- _Record set_:
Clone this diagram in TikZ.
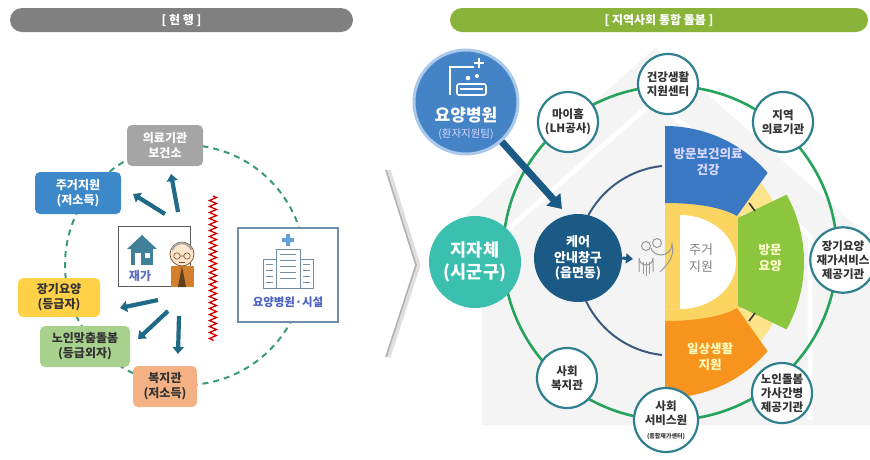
\documentclass[tikz,border=0pt]{standalone}
\usepackage{fontspec}
\setmainfont{Noto Sans CJK KR}
\usetikzlibrary{arrows.meta,decorations.pathmorphing,calc}

\definecolor{hdrgray}{HTML}{808080}
\definecolor{hdrgreen}{HTML}{8AB33A}
\definecolor{dashgreen}{HTML}{3A9A78}
\definecolor{arrowteal}{HTML}{1E6A87}
\definecolor{boxgray}{HTML}{A5A5A5}
\definecolor{boxblue}{HTML}{3D88C9}
\definecolor{boxyellow}{HTML}{FFD147}
\definecolor{boxgreen}{HTML}{A9D18E}
\definecolor{boxorange}{HTML}{F4B183}
\definecolor{ringgreen}{HTML}{25A35A}
\definecolor{circborder}{HTML}{2F7F8F}
\definecolor{hospblue}{HTML}{4383C6}
\definecolor{hosprim}{HTML}{A9C8EA}
\definecolor{jijateal}{HTML}{3BBFAE}
\definecolor{carenavy}{HTML}{1C5A86}
\definecolor{sblue}{HTML}{3B78C4}
\definecolor{sgreen}{HTML}{8CC63F}
\definecolor{sorange}{HTML}{F7941D}
\definecolor{syellow}{HTML}{FCD462}
\definecolor{swedge}{HTML}{FDE48B}
\definecolor{arcnavy}{HTML}{3B5B7E}
\definecolor{bgroof}{HTML}{F4F4F4}
\definecolor{textdark}{HTML}{333333}
\definecolor{jaega}{HTML}{5B6FC2}
\definecolor{hospicon}{HTML}{6F8FA6}

\begin{document}
\begin{tikzpicture}[x=1pt,y=-1pt,
  every node/.style={font=\fontsize{11}{13}\selectfont, inner sep=0pt, align=center},
  header/.style={rounded corners=12pt, minimum height=24pt, text=white, font=\bfseries\fontsize{12}{14}\selectfont},
  lbox/.style={rounded corners=5pt, text=textdark, font=\bfseries\fontsize{12}{15}\selectfont},
  lbarrow/.style={draw=arrowteal, line width=4.2pt, -{Triangle[length=7pt,width=11pt]}},
  ringnode/.style={circle, draw=circborder, line width=2.2pt, fill=white, minimum size=60pt, text=textdark, font=\bfseries\fontsize{11.5}{14}\selectfont},
  sectortext/.style={font=\bfseries\fontsize{12.5}{16}\selectfont}
]
\useasboundingbox (0,0) rectangle (870,459);

% ---------- headers ----------
\node[header, fill=hdrgray, minimum width=343pt] (hdrL) at (181.5,20) {[ 현 행 ]};
\node[header, fill=hdrgreen, minimum width=418pt] (hdrR) at (659,20) {[ 지역사회 통합 돌봄 ]};

% ---------- current system ----------
\draw[dashgreen, line width=2pt, dash pattern=on 6pt off 5pt] (185,265) circle[radius=120];

\node[lbox, fill=boxgray, text=white, minimum width=76pt, minimum height=41pt] (medical) at (165,145.5) {의료기관\\보건소};
\node[lbox, fill=boxblue, text=white, minimum width=86pt, minimum height=42pt] (housing) at (78,193) {주거지원\\(저소득)};
\node[lbox, fill=boxyellow, minimum width=82pt, minimum height=39pt] (ltc) at (59,297.5) {장기요양\\(등급자)};
\node[lbox, fill=boxgreen, minimum width=90pt, minimum height=41pt] (custom) at (85,346.5) {노인맞춤돌봄\\(등급외자)};
\node[lbox, fill=boxorange, minimum width=64pt, minimum height=41pt] (welfare) at (165,386.5) {복지관\\(저소득)};

% home box
\node[draw=textdark!80, line width=1pt, fill=white, minimum width=72pt, minimum height=60pt] (home) at (154,256) {};
\node[text=jaega, font=\bfseries\fontsize{12}{14}\selectfont] (homelbl) at (140,276) {재가};
% house icon
\fill[arrowteal!85] (127,249) -- (142,235) -- (157,249) -- cycle;
\fill[arrowteal!85] (131,248) rectangle (153,265);
\fill[white] (135,253) rectangle (141,265);
\fill[white] (145,253) rectangle (150,258);
% elderly person icon
\fill[brown!70!orange] (171,266) rectangle (194,287);
\fill[brown!50!black] (182,266) -- (178,287) -- (186,287) -- cycle;
\filldraw[fill=orange!20!white, draw=brown!60!black, line width=0.7pt] (182,254) circle[radius=12];
\draw[gray!70, line width=2pt] (172,250) arc[start angle=200, end angle=340, radius=10.5];
\draw[brown!60!black, line width=0.6pt] (177,256) circle[radius=3.2] (187,256) circle[radius=3.2] (180.2,256) -- (183.8,256);
\draw[brown!60!black, line width=0.6pt] (179,262) -- (185,262);

% arrows from home
\coordinate (toMed) at (171,174);
\coordinate (toHouse) at (133,194);
\coordinate (toLtc) at (120,308);
\coordinate (toCustom) at (138,339);
\coordinate (toWelfare) at (178,354);
\draw[lbarrow] (178,212) -- (toMed);
\draw[lbarrow] (165,214) -- (toHouse);
\draw[lbarrow] (158,300) -- (toLtc);
\draw[lbarrow] (168,311) -- (toCustom);
\draw[lbarrow] (179,316) -- (toWelfare);

% barrier
\draw[red!80!black, line width=1.3pt, decorate, decoration={zigzag, segment length=6pt, amplitude=3.5pt}] (213,196) -- (213,341);

% hospital / facility box
\node[draw=hospicon, line width=1.2pt, fill=white, minimum width=100pt, minimum height=94pt] (hosp) at (288,275) {};
\node[text=hospicon!70!blue, font=\bfseries\fontsize{11.5}{13}\selectfont] (hosplbl) at (288,302) {요양병원·시설};
\fill[boxblue!80] (286,234) rectangle (290,246) (282,238) rectangle (294,242);
\draw[hospicon, line width=1pt] (276,249) rectangle (300,288) (263,259) rectangle (276,288) (300,259) rectangle (313,288);
\foreach \yy in {254,260,266,272,278} {\draw[hospicon, line width=0.8pt] (280,\yy) -- (296,\yy);}
\foreach \yy in {264,270,276,282} {\draw[hospicon, line width=0.8pt] (266,\yy) -- (273,\yy) (303,\yy) -- (310,\yy);}

% chevron
\draw[gray!25, line width=5pt, line join=miter] (388,170) -- (418,265) -- (388,357);
\draw[gray!60, line width=1.6pt, line join=miter] (386,170) -- (416,265) -- (386,357);

% ---------- community care ----------
% faint house backdrop
\fill[bgroof] (440,238) -- (655,48) -- (870,238) -- (870,425) -- (482,425) -- (482,238) -- cycle;
\draw[white, line width=5pt, line join=miter] (500,236) -- (655,100) -- (810,236) -- (810,420);

% outer ring
\draw[ringgreen, line width=2.6pt] (670,253) circle[radius=167];

% inner navy arc and sectors, drawn about the centre of the half disc
\begin{scope}[shift={(665,262)}, x=1pt, y=1pt]
  \draw[arcnavy, line width=2pt] (-3,96) arc[start angle=96, end angle=264, radius=95];
  \fill[syellow] (0,-62) rectangle (76,62);
  \fill[white] (15,47) arc[start angle=90, end angle=-90, x radius=56, y radius=47] -- (0,-47) -- (0,47) -- cycle;
  \fill[syellow] (0,-47) rectangle (15,47);
  \fill[swedge] (72,46) -- (45:124) arc[start angle=45, end angle=27, radius=124] -- cycle;
  \fill[swedge] (72,-46) -- (-45:124) arc[start angle=-45, end angle=-27, radius=124] -- cycle;
  \fill[sblue] (0,59) .. controls (40,59) and (62,52) .. (72,46) -- (41:136) arc[start angle=41, end angle=90, radius=136] -- cycle;
  \fill[sorange] (0,-59) .. controls (40,-59) and (62,-52) .. (72,-46) -- (-41:136) arc[start angle=-41, end angle=-90, radius=136] -- cycle;
  \fill[sgreen] (73,44) -- (29:139) arc[start angle=29, end angle=-29, radius=139] -- (73,-44) -- cycle;
  \draw[textdark, line width=1.6pt] (84,59) -- (90,51);
  \draw[textdark, line width=1.6pt] (84,-59) -- (90,-51);
\end{scope}

\node[sectortext, text=white!85!blue] (visitmed) at (708,162) {방문보건의료\\건강};
\node[sectortext, text=white!80!yellow] (visitcare) at (770,258) {방문\\요양};
\node[sectortext, text=gray, font=\fontsize{13}{16.5}\selectfont] (house) at (701,258) {주거\\지원};
\node[sectortext, text=white!75!yellow] (daily) at (710,357) {일상생활\\지원};

% ring partners
\node[ringnode] (health) at (668,84) {건강생활\\지원센터};
\node[ringnode] (localmed) at (783,122) {지역\\의료기관};
\node[ringnode, minimum size=57pt] (ltcprov) at (843,260) {장기요양\\재가서비스\\제공기관};
\node[ringnode] (eldcare) at (782,393) {노인돌봄\\가사간병\\제공기관};
\node[ringnode, minimum size=64pt] (socsvc) at (666,420) {사회\\서비스원\\{\fontsize{6}{7}\selectfont(종합재가센터)}};
\node[ringnode] (socwel) at (567,378) {사회\\복지관};
\node[ringnode] (myhome) at (568,122) {마이홈\\(LH공사)};

% local government
\node[circle, fill=jijateal, minimum size=92pt, text=white, font=\bfseries\fontsize{17.5}{22}\selectfont] (gov) at (475,262) {지자체\\(시군구)};

% care desk with pointer to the person
\node[circle, fill=carenavy, minimum size=88pt, text=white, font=\bfseries\fontsize{13}{15.5}\selectfont] (desk) at (578,258) {케어\\안내창구\\(읍면동)};
\coordinate (person) at (633,259);
\draw[carenavy, line width=3pt, -{Triangle[length=7pt,width=10pt]}] (desk.east) -- (person);

% person-with-pin icon
\begin{scope}[draw=gray!80, line width=1pt]
  \draw (646,246) circle[radius=4.5] (657,243) circle[radius=4.5];
  \draw (639,272) -- (639,258) arc[start angle=180, end angle=0, radius=7] -- (653,272);
  \draw (643,262) -- (643,274) (646,262) -- (646,276) (649,262) -- (649,274);
  \draw (660,272) .. controls (672,260) and (674,254) .. (672,244) arc[start angle=0, end angle=160, radius=11];
\end{scope}

% hospital patient support team
\node[circle, fill=hospblue, draw=hosprim, line width=3pt, minimum size=104pt] (hospteam) at (466,102) {};
\node[text=white, font=\bfseries\fontsize{17}{20}\selectfont] (hospteamlbl) at (466,115) {요양병원};
\node[text=white!85!blue, font=\fontsize{10.5}{12}\selectfont] (hospteamsub) at (466,134) {(환자지원팀)};
\draw[white, line width=2.4pt] (450,95) -- (450,67) -- (474,67);
\draw[white, line width=2pt] (479,58) -- (479,68) (474,63) -- (484,63);
\draw[white, line width=1.6pt, rounded corners=2pt] (457,84) rectangle (486,95);
\fill[white] (468,78) circle[radius=2.3] (477,76) circle[radius=2];
\draw[white, line width=1.2pt] (460,89) -- (483,89);

\coordinate (careArrowEnd) at (562,209);
\draw[carenavy, line width=7pt, -{Triangle[length=13pt,width=18pt]}] (hospteam.-48) -- (careArrowEnd);

\end{tikzpicture}
\end{document}
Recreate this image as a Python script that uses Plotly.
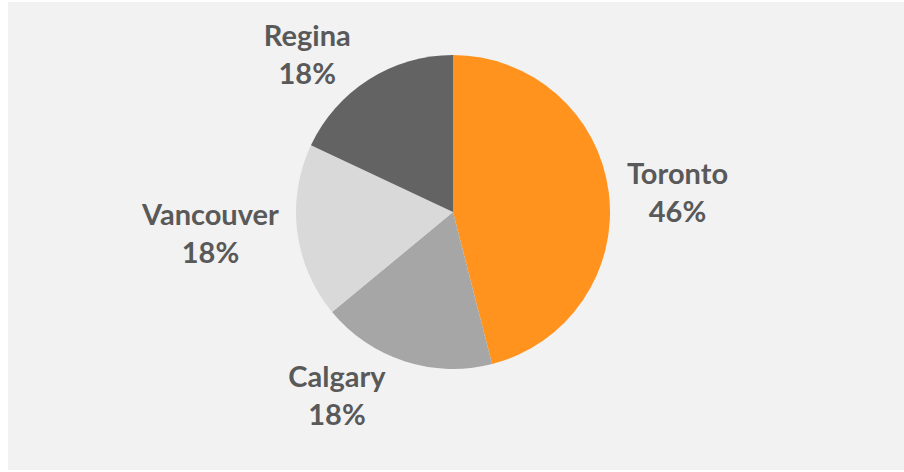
import plotly.graph_objects as go

cities = ["Toronto", "Calgary", "Vancouver", "Regina"]
shares = [46, 18, 18, 18]
colors = ["#ff931e", "#a6a6a6", "#d9d9d9", "#636363"]

W, H = 904, 472
cx, cy, r = 453, 212, 157  # pie centre and radius in px

fig = go.Figure(
    go.Pie(
        labels=cities,
        values=shares,
        sort=False,
        direction="clockwise",
        rotation=0,
        marker=dict(colors=colors, line=dict(width=0)),
        texttemplate="<b>%{label}<br>%{percent:.0%}</b>",
        textposition="outside",
        textfont=dict(family="Lato", size=29, color="#595959"),
        automargin=False,
        showlegend=False,
        hoverinfo="skip",
        domain=dict(
            x=[(cx - r) / W, (cx + r) / W],
            y=[1 - (cy + r) / H, 1 - (cy - r) / H],
        ),
    )
)

# grey chart panel
fig.add_shape(
    type="rect", xref="paper", yref="paper",
    x0=8 / W, x1=1, y0=2 / H, y1=1 - 2 / H,
    fillcolor="#f2f2f2", line=dict(width=0), layer="below",
)

fig.update_layout(
    width=W,
    height=H,
    margin=dict(l=0, r=0, t=0, b=0),
    paper_bgcolor="white",
    plot_bgcolor="white",
)

fig.write_html(
    "out.html",
    config={"displayModeBar": False},
    post_script="document.body.style.margin = '0px';",
)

- _Exercise directions_:
Pull out every line in the material above where "this" occurs.

- _Task solution_:
Clone this diagram in TikZ.
Recreate this image as a Python script that uses Plotly.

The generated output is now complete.